** INPUT RECORDS **
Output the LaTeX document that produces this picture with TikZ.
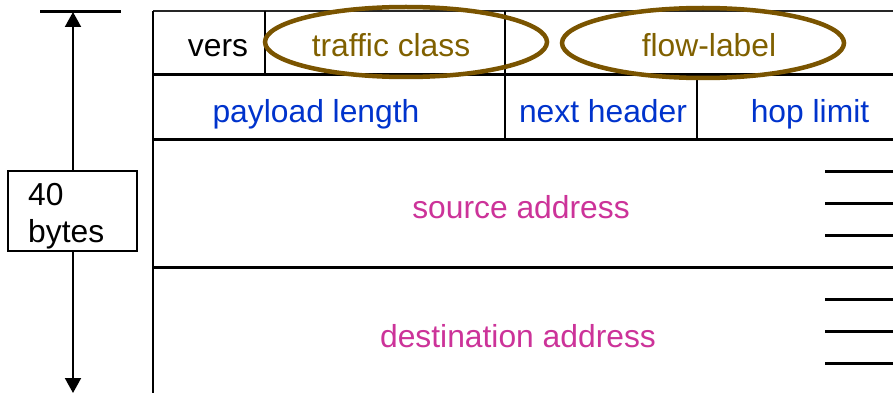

---

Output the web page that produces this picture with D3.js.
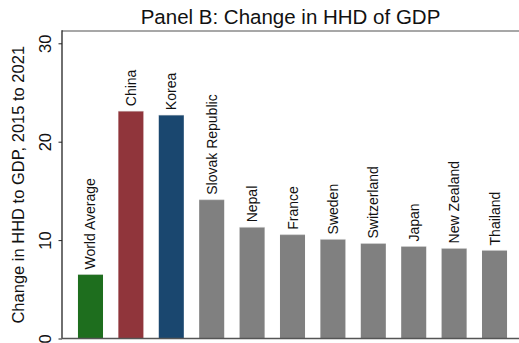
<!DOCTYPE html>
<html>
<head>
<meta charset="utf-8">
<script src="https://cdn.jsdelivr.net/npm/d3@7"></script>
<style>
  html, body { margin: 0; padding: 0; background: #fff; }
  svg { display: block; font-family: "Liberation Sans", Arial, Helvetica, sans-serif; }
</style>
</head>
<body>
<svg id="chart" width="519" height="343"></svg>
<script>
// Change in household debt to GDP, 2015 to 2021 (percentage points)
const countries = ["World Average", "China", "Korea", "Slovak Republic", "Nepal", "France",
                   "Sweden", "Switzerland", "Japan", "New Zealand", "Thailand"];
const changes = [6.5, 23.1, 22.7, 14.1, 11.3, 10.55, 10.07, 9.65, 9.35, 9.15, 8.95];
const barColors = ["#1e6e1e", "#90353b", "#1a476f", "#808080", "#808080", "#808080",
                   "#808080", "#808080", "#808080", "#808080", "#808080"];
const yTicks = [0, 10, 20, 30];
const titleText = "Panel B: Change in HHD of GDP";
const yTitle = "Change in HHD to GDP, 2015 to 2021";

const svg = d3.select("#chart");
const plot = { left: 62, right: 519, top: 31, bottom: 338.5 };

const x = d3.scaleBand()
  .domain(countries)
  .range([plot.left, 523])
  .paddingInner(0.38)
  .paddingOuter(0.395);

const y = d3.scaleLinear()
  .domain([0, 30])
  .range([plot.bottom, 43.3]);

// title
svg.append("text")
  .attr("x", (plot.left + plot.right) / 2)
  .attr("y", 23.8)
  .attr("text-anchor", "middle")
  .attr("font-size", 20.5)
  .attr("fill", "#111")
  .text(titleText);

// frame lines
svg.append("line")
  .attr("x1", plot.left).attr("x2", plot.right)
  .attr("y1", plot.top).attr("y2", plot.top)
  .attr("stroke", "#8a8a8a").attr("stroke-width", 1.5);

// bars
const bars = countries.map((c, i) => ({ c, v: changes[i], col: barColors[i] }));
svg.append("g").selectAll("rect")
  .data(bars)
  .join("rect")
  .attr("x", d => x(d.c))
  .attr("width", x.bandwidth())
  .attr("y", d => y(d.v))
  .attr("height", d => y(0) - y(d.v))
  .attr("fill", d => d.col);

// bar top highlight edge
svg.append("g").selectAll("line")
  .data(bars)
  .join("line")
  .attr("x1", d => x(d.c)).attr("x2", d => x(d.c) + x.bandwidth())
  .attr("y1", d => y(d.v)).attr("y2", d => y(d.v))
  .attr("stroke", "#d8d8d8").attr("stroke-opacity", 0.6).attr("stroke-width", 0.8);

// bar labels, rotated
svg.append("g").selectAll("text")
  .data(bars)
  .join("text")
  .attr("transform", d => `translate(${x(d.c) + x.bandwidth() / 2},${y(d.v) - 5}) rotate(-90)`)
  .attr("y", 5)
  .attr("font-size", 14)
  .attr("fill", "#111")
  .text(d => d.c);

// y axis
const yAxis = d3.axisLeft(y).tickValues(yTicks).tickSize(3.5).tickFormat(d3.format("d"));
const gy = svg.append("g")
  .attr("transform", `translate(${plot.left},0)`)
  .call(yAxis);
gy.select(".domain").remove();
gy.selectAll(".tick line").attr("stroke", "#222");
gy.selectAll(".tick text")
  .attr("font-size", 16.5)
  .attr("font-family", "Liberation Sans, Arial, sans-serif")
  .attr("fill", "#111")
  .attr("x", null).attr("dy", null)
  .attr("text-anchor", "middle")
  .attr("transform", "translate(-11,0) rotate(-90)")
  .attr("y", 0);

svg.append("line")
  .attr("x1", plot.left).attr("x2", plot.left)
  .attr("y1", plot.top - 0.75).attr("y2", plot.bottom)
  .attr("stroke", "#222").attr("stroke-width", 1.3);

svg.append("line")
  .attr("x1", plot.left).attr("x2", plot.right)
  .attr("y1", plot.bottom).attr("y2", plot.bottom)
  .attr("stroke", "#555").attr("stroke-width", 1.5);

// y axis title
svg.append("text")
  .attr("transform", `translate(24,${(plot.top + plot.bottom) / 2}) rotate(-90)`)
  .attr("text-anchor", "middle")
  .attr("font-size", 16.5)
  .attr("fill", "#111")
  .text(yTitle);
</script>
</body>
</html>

** REQUEST **
Search the records above for "this". Copy each line where it is found.

** THE COMPLETED TASK **
Output the LaTeX document that produces this picture with TikZ.
Output the web page that produces this picture with D3.js.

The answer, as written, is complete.